The 64th update to the CPR that came into force from 1st April 2013 brought with it the requirement for Budgets to be filed and served in all Multi Track claims (save for those in the Commercial/Admiralty Courts) issued on or after 1st April 2013 and in all other claims where so ordered by the Court.
CPR 3.12-18 details the Court's powers relating to costs management in order for the Court to manage the steps to be taken by the parties involved in the litigation and also to manage the costs to be incurred by the parties. This is done to make sure that the costs still to be incurred are reasonable and proportionate before the work has been done and these costs incurred.
Each party has to file and serve Budgets set out in the form of Precedent H by the date specified in the Directions Questionnaire or, if no date is specified, seven days before the first CMC.
During the CMC, the Court will consider the Budgets filed by the parties and make a Costs Management Order, in which it will record the extent to which the budgets are agreed by the parties and the revision/approval of those parts not agreed.
Now for the important part: If a party fails to file a Budget despite being required to do so, he will have been deemed to have filed a Budget compromising of Court fees only.
It will be no good waiting until the end of the claim and hoping that the other side will forget about it or assuming that your Costs Draftsman will be able to obtain relief; this will not come so easily any more. If you do not file your Budget within the deadline, you must apply for relief immediately and hope that the Court is in a forgiving mood.
Once you have your authority to proceed to Detailed Assessment, be it either by way Part 36 agreement, Court Order by consent or Judgment, you will be able to serve your Bill of Costs in the usual way.

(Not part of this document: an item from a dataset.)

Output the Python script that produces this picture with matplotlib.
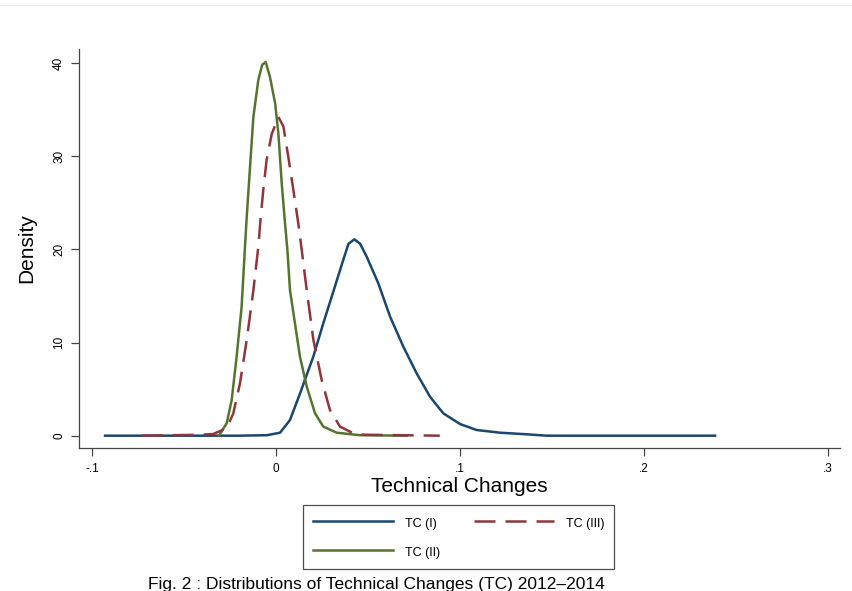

However, when the Court comes to assessing the Bill of Costs, it will not depart from the Budget without good reason.
So if you think you are close to exceeding any specific phase of your Budget, or anything happens that will probably lead to costs being incurred over and above the approved Budget, you need to apply to Court immediately.
What we can do to help
- One of our team will work with you to draft (and, if necessary, revise/amend) your Budget for you within 14 days of instruction and return your file to you with a copy of the Budget for filing and service.

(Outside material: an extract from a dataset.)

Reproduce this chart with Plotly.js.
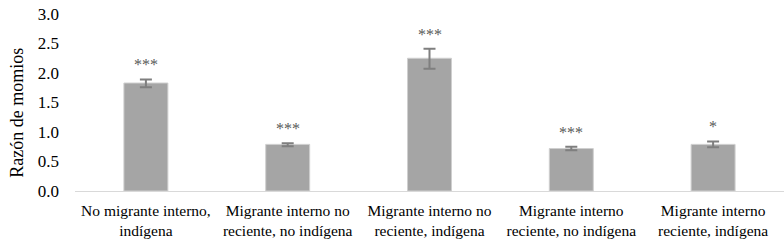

- We will raise an interim invoice at the time, but we will defer payment of our fees until the claim has concluded and you have been paid your costs.

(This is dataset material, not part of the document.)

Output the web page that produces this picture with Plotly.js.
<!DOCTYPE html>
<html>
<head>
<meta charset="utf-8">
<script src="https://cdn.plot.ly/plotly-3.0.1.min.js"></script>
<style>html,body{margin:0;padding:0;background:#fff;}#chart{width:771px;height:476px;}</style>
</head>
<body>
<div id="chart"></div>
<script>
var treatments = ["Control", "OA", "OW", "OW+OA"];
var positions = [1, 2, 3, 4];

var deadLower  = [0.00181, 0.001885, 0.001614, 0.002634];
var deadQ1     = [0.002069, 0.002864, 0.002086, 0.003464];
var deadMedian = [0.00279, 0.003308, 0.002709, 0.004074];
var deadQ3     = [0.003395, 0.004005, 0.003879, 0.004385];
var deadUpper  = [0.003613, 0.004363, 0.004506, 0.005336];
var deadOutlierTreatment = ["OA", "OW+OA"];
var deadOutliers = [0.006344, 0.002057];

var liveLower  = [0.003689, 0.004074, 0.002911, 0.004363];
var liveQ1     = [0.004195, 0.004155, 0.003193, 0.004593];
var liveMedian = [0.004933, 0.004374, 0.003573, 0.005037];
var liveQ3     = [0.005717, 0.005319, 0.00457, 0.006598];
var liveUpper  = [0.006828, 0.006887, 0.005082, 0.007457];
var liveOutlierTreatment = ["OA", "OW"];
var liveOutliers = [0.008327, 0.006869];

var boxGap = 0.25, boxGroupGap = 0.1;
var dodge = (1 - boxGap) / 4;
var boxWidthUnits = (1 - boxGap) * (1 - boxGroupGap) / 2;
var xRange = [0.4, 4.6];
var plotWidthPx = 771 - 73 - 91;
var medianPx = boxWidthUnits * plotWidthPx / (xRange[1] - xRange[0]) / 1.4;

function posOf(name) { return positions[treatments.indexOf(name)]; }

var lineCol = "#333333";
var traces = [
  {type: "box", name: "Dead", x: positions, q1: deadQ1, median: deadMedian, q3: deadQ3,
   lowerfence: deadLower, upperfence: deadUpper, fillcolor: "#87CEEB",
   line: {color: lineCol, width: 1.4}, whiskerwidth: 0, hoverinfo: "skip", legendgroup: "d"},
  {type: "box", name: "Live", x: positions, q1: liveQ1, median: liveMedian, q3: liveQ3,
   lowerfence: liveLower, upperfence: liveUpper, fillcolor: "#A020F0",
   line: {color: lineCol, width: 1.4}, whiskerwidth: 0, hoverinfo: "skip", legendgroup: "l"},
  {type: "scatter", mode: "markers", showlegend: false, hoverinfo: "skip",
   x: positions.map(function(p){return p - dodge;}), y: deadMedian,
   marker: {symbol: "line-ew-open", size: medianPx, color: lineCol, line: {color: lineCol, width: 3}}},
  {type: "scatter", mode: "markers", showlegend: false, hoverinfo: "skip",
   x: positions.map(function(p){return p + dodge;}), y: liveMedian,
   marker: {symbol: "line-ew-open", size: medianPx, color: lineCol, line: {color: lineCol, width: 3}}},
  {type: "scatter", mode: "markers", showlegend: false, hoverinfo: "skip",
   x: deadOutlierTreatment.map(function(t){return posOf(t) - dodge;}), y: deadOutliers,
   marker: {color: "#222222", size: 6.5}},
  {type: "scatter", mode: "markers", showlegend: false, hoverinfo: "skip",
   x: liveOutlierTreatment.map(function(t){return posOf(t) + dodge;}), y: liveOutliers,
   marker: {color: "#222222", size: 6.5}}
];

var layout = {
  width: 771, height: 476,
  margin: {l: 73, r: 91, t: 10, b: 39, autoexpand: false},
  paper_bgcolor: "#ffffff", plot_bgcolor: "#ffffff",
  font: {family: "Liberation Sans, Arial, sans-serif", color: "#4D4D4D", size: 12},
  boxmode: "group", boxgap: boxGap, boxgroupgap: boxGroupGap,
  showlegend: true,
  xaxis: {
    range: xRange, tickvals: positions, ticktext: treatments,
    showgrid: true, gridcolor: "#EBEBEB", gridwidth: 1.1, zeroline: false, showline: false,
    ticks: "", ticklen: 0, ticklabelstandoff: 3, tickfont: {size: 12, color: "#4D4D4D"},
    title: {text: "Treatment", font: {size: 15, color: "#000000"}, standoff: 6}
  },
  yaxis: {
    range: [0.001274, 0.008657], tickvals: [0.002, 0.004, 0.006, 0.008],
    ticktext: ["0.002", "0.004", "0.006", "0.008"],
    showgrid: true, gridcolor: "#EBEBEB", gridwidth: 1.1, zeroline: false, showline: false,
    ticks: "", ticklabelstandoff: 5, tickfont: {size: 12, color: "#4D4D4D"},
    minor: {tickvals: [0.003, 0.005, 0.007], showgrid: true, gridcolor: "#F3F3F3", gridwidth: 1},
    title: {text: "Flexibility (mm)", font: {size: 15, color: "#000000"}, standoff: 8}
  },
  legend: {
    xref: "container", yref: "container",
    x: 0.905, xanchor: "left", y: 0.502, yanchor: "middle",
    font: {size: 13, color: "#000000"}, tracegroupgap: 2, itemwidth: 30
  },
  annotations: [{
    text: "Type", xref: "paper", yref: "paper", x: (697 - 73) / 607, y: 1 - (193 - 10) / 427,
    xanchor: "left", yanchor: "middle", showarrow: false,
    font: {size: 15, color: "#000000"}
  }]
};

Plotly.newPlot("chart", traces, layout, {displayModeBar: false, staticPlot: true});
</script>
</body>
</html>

- If we are instructed to draft your Bill of Costs at the conclusion of the claim having already drafted the Budget, we will subsume any fees for drafting the Budget into the fee charged for drafting the Bill of Costs, so there is no duplicated charging.
- Our fees will also be limited to no more than what you can recover inter partes for the Budget drafting process, so the exercise at worst is costs neutral. If our fees are less than the sum recovered from the Defendant, you keep the difference.
- We can assist in responding to the other side if they object to the sums stated in the Budget.
- We can also provide you with a training seminar (free to existing clients) on how to ensure compliance and maximise recovery at Detailed Assessment
- You can be confident that our experience in dealing with high value claims for over a decade means that the incurred costs will be accurate and the estimated costs to be incurred based on a detailed analysis of previous claims will be appropriate in the circumstances.
What you need to do
- Provide us with the instructions at least 14 days before the Budget is due to be filed.
- Plan the futures steps required to bring the claim to a successful conclusion.
- Review the file on a regular basis and keep an eye on the costs claimed in the Budget; has anything happened to suggest that any phases in the Budget may be exceeded?